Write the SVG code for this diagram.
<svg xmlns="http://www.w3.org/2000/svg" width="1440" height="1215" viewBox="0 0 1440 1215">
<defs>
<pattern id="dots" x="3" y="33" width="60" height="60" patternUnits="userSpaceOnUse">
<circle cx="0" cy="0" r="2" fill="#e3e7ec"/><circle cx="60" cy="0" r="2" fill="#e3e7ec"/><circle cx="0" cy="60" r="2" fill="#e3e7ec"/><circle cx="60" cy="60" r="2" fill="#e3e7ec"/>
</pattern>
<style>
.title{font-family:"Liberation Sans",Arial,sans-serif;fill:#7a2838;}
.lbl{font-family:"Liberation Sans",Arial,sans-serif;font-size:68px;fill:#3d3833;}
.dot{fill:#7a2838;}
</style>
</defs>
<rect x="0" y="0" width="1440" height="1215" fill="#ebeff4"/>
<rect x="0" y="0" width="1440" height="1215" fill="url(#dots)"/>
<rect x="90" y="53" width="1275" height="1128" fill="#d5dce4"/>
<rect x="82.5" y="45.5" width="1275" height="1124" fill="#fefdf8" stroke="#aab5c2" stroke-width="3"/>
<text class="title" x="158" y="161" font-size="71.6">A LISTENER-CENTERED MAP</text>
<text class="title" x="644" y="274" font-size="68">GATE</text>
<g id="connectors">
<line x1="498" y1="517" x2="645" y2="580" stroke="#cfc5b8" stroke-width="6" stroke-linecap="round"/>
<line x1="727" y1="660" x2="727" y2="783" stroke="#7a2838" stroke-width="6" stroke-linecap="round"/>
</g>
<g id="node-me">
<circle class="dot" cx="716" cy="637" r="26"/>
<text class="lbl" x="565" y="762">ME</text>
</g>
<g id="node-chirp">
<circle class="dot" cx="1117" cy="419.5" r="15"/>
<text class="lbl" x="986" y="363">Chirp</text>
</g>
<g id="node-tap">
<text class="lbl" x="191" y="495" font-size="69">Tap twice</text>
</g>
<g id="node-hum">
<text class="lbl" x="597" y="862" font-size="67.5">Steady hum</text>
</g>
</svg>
========
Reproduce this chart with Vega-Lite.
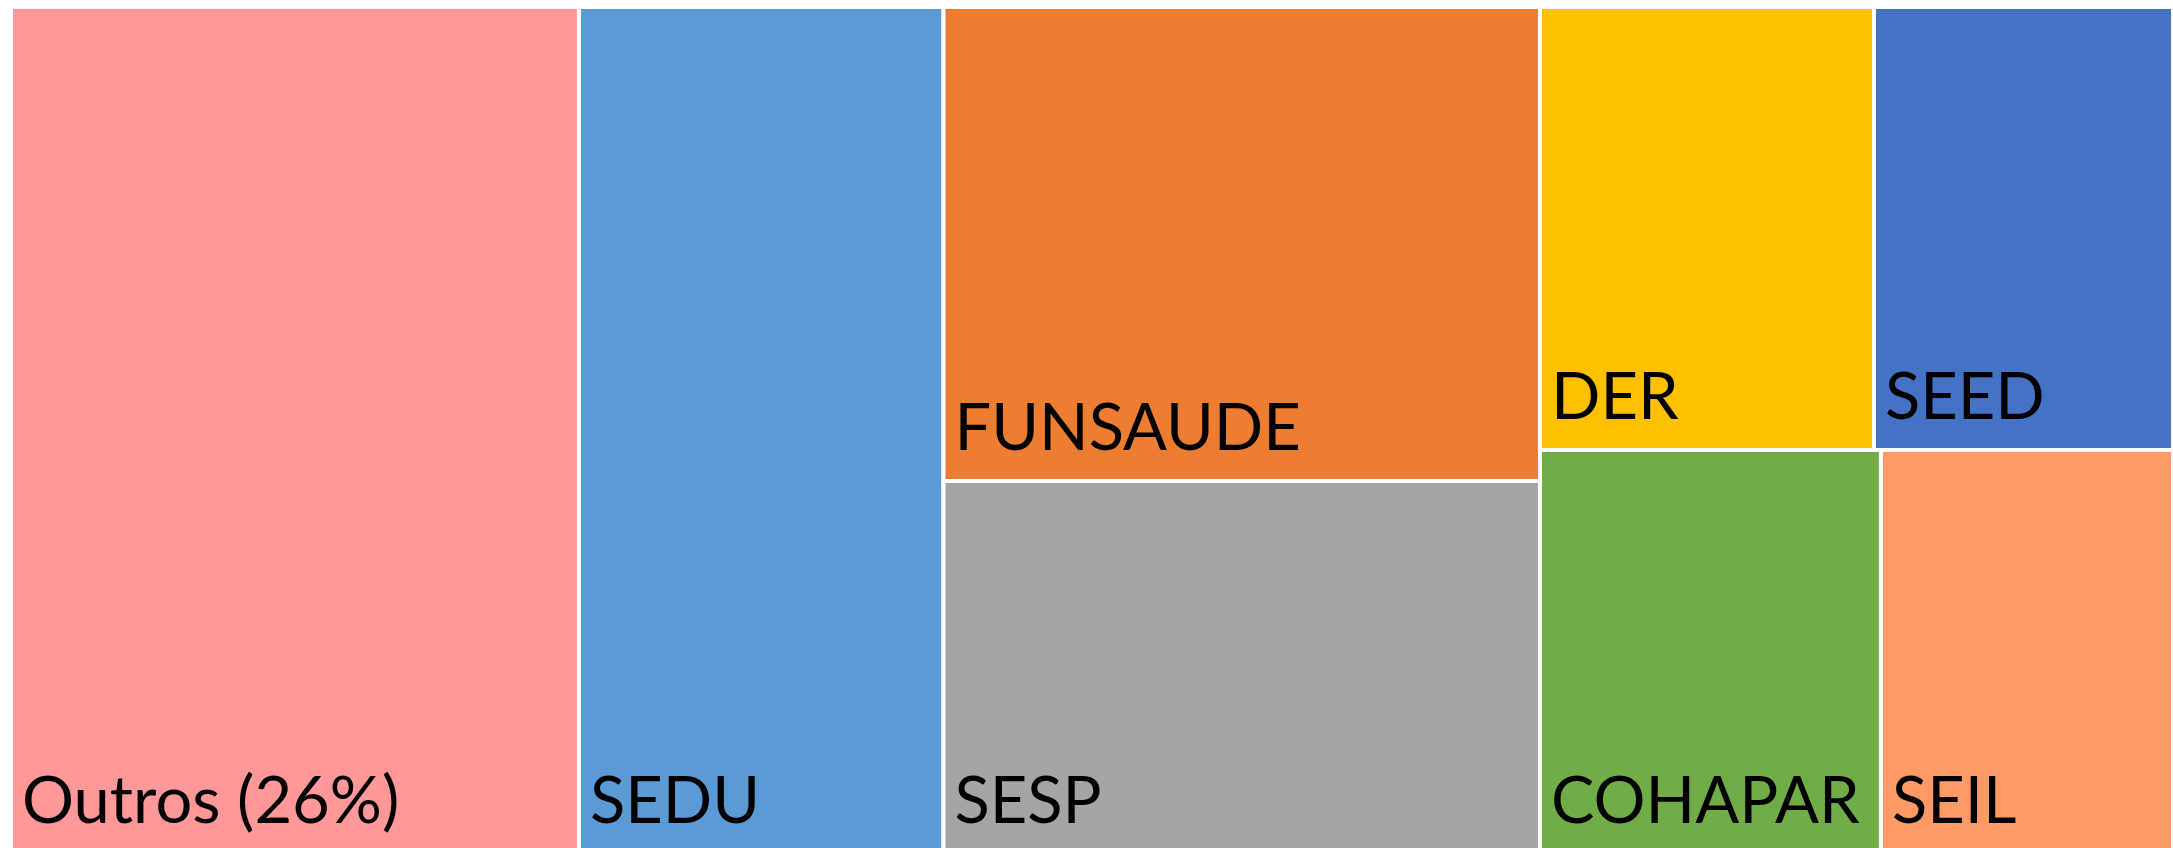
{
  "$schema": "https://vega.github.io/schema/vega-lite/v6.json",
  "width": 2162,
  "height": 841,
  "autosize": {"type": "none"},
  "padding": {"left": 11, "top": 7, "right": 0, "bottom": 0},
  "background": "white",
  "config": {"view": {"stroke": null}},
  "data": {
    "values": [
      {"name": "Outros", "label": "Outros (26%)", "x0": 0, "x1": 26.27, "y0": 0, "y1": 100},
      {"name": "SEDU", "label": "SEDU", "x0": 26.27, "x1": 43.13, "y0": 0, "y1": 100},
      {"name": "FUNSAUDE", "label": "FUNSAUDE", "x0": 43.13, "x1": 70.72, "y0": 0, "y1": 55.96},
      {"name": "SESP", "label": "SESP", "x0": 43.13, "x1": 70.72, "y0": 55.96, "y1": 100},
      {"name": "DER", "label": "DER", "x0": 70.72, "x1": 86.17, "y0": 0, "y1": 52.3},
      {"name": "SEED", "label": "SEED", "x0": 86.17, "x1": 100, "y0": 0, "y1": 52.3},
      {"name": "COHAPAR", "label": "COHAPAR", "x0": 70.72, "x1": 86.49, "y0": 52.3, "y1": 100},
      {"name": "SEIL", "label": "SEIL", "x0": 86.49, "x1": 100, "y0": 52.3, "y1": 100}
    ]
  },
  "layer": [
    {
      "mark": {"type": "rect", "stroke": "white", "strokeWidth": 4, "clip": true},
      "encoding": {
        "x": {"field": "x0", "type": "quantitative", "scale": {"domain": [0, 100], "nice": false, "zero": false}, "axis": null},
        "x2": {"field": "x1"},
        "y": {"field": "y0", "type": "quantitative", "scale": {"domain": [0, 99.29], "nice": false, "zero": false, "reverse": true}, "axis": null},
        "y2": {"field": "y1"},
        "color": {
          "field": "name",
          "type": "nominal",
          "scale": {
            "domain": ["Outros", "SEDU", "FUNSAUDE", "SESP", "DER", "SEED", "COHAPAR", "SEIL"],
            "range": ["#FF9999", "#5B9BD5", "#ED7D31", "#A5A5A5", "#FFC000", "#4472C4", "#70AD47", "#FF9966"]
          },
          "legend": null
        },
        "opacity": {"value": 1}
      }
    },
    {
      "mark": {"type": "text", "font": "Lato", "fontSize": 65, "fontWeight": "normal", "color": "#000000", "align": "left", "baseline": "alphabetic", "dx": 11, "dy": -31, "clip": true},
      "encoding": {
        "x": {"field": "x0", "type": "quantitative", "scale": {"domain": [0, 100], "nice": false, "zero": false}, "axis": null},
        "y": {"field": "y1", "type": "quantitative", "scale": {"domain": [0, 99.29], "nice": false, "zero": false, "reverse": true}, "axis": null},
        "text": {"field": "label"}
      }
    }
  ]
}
========
WHAT TO DO: Pick out every line with the string "this" and copy it.

EXERCISE SOLUTION:
Write the SVG code for this diagram.
Reproduce this chart with Vega-Lite.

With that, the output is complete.